* _Goal_: Would you transcribe the listing that follows, character for character, and omit its images?

* _Data_:
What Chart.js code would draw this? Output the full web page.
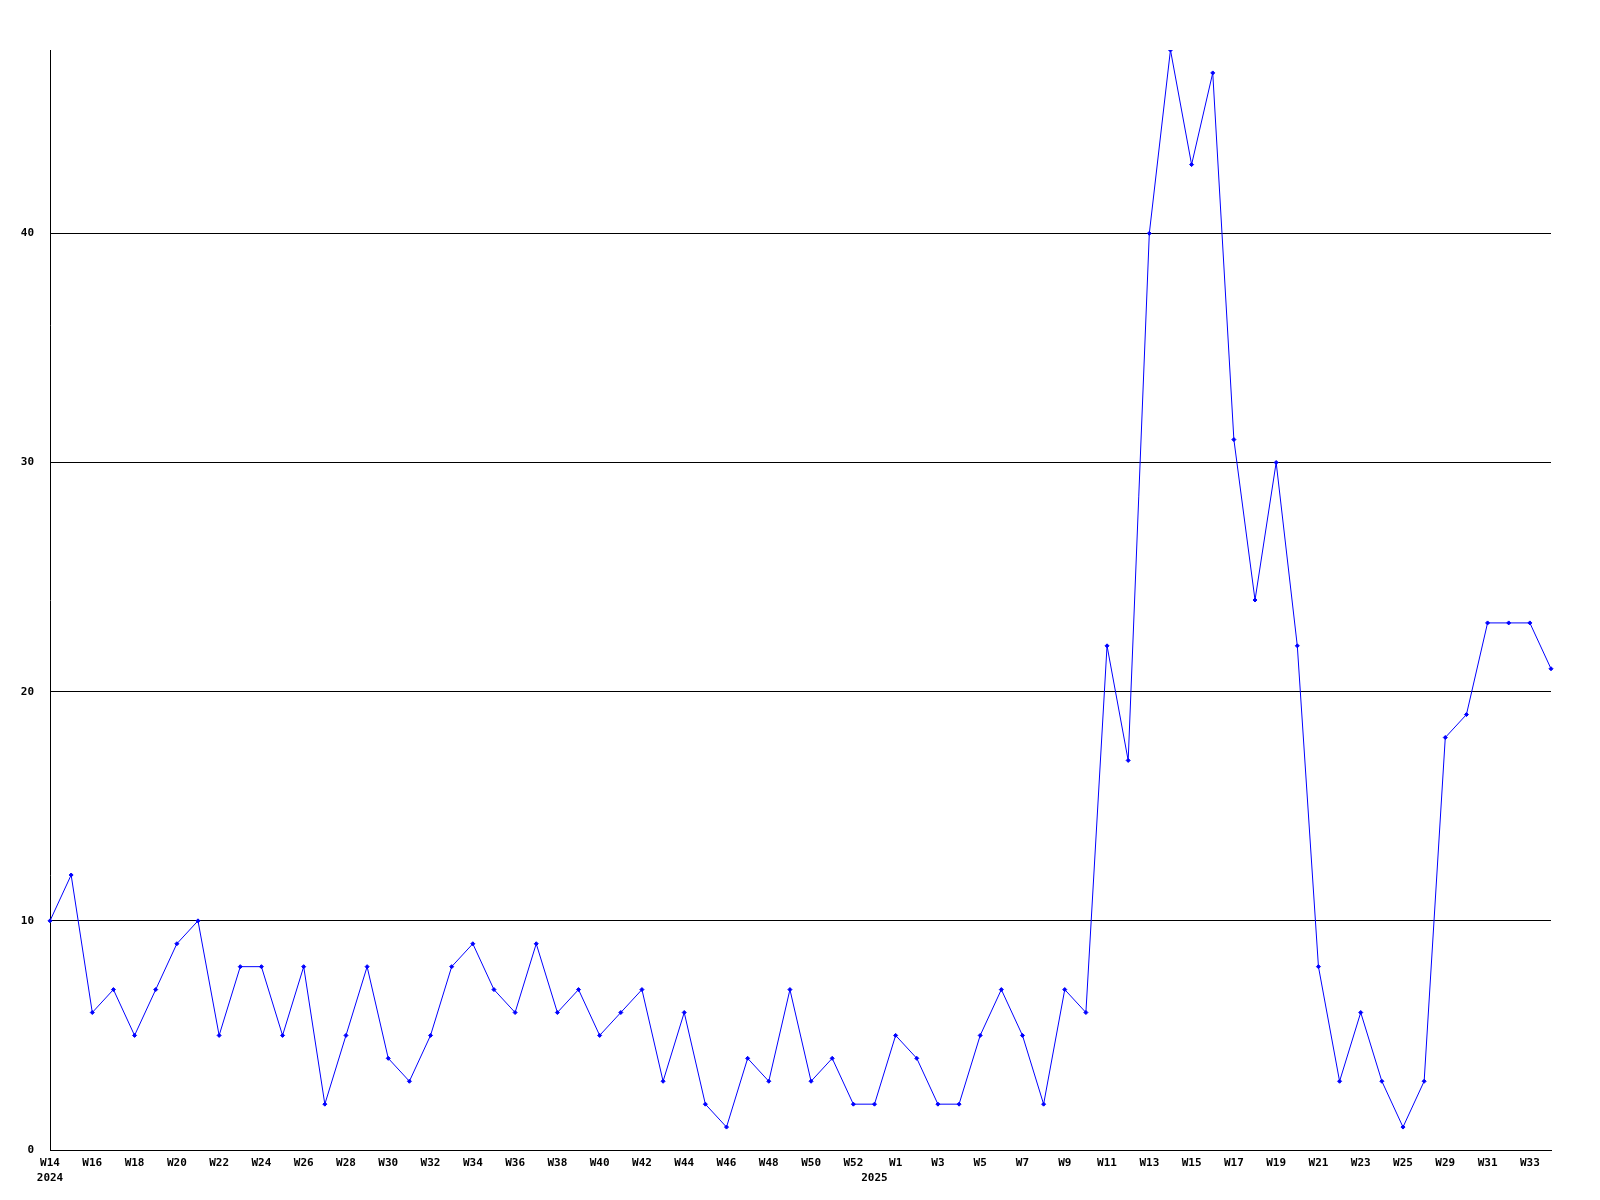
<!DOCTYPE html>
<html>
<head>
<meta charset="utf-8">
<title>Weekly count</title>
<script src="https://cdn.jsdelivr.net/npm/chart.js@4.4.0/dist/chart.umd.min.js"></script>
<style>
  body { margin: 0; background: #fff; }
  #wrap { width: 1600px; height: 1200px; }
</style>
</head>
<body>
<div id="wrap"><canvas id="chart" width="1600" height="1200"></canvas></div>
<script>
// week labels (2024 W14 .. 2025 W34)
const weeks2024 = ['W14', 'W15', 'W16', 'W17', 'W18', 'W19', 'W20', 'W21', 'W22', 'W23',
  'W24', 'W25', 'W26', 'W27', 'W28', 'W29', 'W30', 'W31', 'W32', 'W33',
  'W34', 'W35', 'W36', 'W37', 'W38', 'W39', 'W40', 'W41', 'W42', 'W43',
  'W44', 'W45', 'W46', 'W47', 'W48', 'W49', 'W50', 'W51', 'W52'];
const weeks2025 = ['W53', 'W1', 'W2', 'W3', 'W4', 'W5', 'W6', 'W7', 'W8', 'W9', 'W10',
  'W11', 'W12', 'W13', 'W14', 'W15', 'W16', 'W17', 'W18', 'W19', 'W20',
  'W21', 'W22', 'W23', 'W24', 'W25', 'W28', 'W29', 'W30', 'W31', 'W32',
  'W33', 'W34'];

const values2024 = [10, 12, 6, 7, 5, 7, 9, 10, 5, 8,
  8, 5, 8, 2, 5, 8, 4, 3, 5, 8,
  9, 7, 6, 9, 6, 7, 5, 6, 7, 3,
  6, 2, 1, 4, 3, 7, 3, 4, 2];
const values2025 = [2, 5, 4, 2, 2, 5, 7, 5, 2, 7, 6,
  22, 17, 40, 48, 43, 47, 31, 24, 30, 22,
  8, 3, 6, 3, 1, 3, 18, 19, 23, 23,
  23, 21];

const yTicks = [0, 10, 20, 30, 40];
const yMax = 48;

// first week of each year carries the year on a second line
const labels = weeks2024.map((w, i) => (i === 0 ? [w, '2024'] : w))
  .concat(weeks2025.map((w, i) => (i === 0 ? [w, '2025'] : w)));
const values = values2024.concat(values2025);

const FONT = { family: '"DejaVu Sans Mono", "Liberation Mono", monospace', size: 11, weight: 'bold', lineHeight: 1.35 };

new Chart(document.getElementById('chart'), {
  type: 'line',
  data: {
    labels: labels,
    datasets: [{
      data: values,
      borderColor: '#0000ff',
      backgroundColor: '#0000ff',
      borderWidth: 1,
      tension: 0,
      fill: false,
      pointStyle: 'rectRot',
      pointRadius: 2,
      pointBorderWidth: 1,
      pointBorderColor: '#0000ff',
      pointBackgroundColor: '#0000ff',
      pointHoverRadius: 2,
    }]
  },
  options: {
    responsive: false,
    animation: false,
    events: [],
    layout: { padding: { left: 0, top: 50, right: 49, bottom: 0 } },
    plugins: {
      legend: { display: false },
      tooltip: { enabled: false },
    },
    scales: {
      x: {
        offset: false,
        grid: { display: false, drawTicks: false },
        border: { display: true, color: '#000', width: 1 },
        ticks: {
          autoSkip: false,
          maxRotation: 0,
          color: '#000',
          font: FONT,
          padding: 6,
          callback: function (val, idx) {
            const lab = this.getLabelForValue(val);
            if (idx % 2 === 0) return lab;
            // keep the year line even when the week is skipped
            return Array.isArray(lab) ? ['', lab[1]] : '';
          },
        },
        afterFit: s => { s.height = 50; },
      },
      y: {
        min: 0,
        max: yMax,
        grid: { color: '#000', lineWidth: 1, drawTicks: false },
        border: { display: true, color: '#000', width: 1 },
        ticks: { stepSize: 10, color: '#000', font: FONT, padding: 16 },
        afterBuildTicks: s => { s.ticks = s.ticks.filter(t => yTicks.includes(t.value)); },
        afterFit: s => { s.width = 50; },
      },
    },
  },
});
</script>
</body>
</html>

* _Task response_:
What Chart.js code would draw this? Output the full web page.
<!DOCTYPE html>
<html>
<head>
<meta charset="utf-8">
<title>Weekly count</title>
<script src="https://cdn.jsdelivr.net/npm/chart.js@4.4.0/dist/chart.umd.min.js"></script>
<style>
  body { margin: 0; background: #fff; }
  #wrap { width: 1600px; height: 1200px; }
</style>
</head>
<body>
<div id="wrap"><canvas id="chart" width="1600" height="1200"></canvas></div>
<script>
// week labels (2024 W14 .. 2025 W34)
const weeks2024 = ['W14', 'W15', 'W16', 'W17', 'W18', 'W19', 'W20', 'W21', 'W22', 'W23',
  'W24', 'W25', 'W26', 'W27', 'W28', 'W29', 'W30', 'W31', 'W32', 'W33',
  'W34', 'W35', 'W36', 'W37', 'W38', 'W39', 'W40', 'W41', 'W42', 'W43',
  'W44', 'W45', 'W46', 'W47', 'W48', 'W49', 'W50', 'W51', 'W52'];
const weeks2025 = ['W53', 'W1', 'W2', 'W3', 'W4', 'W5', 'W6', 'W7', 'W8', 'W9', 'W10',
  'W11', 'W12', 'W13', 'W14', 'W15', 'W16', 'W17', 'W18', 'W19', 'W20',
  'W21', 'W22', 'W23', 'W24', 'W25', 'W28', 'W29', 'W30', 'W31', 'W32',
  'W33', 'W34'];

const values2024 = [10, 12, 6, 7, 5, 7, 9, 10, 5, 8,
  8, 5, 8, 2, 5, 8, 4, 3, 5, 8,
  9, 7, 6, 9, 6, 7, 5, 6, 7, 3,
  6, 2, 1, 4, 3, 7, 3, 4, 2];
const values2025 = [2, 5, 4, 2, 2, 5, 7, 5, 2, 7, 6,
  22, 17, 40, 48, 43, 47, 31, 24, 30, 22,
  8, 3, 6, 3, 1, 3, 18, 19, 23, 23,
  23, 21];

const yTicks = [0, 10, 20, 30, 40];
const yMax = 48;

// first week of each year carries the year on a second line
const labels = weeks2024.map((w, i) => (i === 0 ? [w, '2024'] : w))
  .concat(weeks2025.map((w, i) => (i === 0 ? [w, '2025'] : w)));
const values = values2024.concat(values2025);

const FONT = { family: '"DejaVu Sans Mono", "Liberation Mono", monospace', size: 11, weight: 'bold', lineHeight: 1.35 };

new Chart(document.getElementById('chart'), {
  type: 'line',
  data: {
    labels: labels,
    datasets: [{
      data: values,
      borderColor: '#0000ff',
      backgroundColor: '#0000ff',
      borderWidth: 1,
      tension: 0,
      fill: false,
      pointStyle: 'rectRot',
      pointRadius: 2,
      pointBorderWidth: 1,
      pointBorderColor: '#0000ff',
      pointBackgroundColor: '#0000ff',
      pointHoverRadius: 2,
    }]
  },
  options: {
    responsive: false,
    animation: false,
    events: [],
    layout: { padding: { left: 0, top: 50, right: 49, bottom: 0 } },
    plugins: {
      legend: { display: false },
      tooltip: { enabled: false },
    },
    scales: {
      x: {
        offset: false,
        grid: { display: false, drawTicks: false },
        border: { display: true, color: '#000', width: 1 },
        ticks: {
          autoSkip: false,
          maxRotation: 0,
          color: '#000',
          font: FONT,
          padding: 6,
          callback: function (val, idx) {
            const lab = this.getLabelForValue(val);
            if (idx % 2 === 0) return lab;
            // keep the year line even when the week is skipped
            return Array.isArray(lab) ? ['', lab[1]] : '';
          },
        },
        afterFit: s => { s.height = 50; },
      },
      y: {
        min: 0,
        max: yMax,
        grid: { color: '#000', lineWidth: 1, drawTicks: false },
        border: { display: true, color: '#000', width: 1 },
        ticks: { stepSize: 10, color: '#000', font: FONT, padding: 16 },
        afterBuildTicks: s => { s.ticks = s.ticks.filter(t => yTicks.includes(t.value)); },
        afterFit: s => { s.width = 50; },
      },
    },
  },
});
</script>
</body>
</html>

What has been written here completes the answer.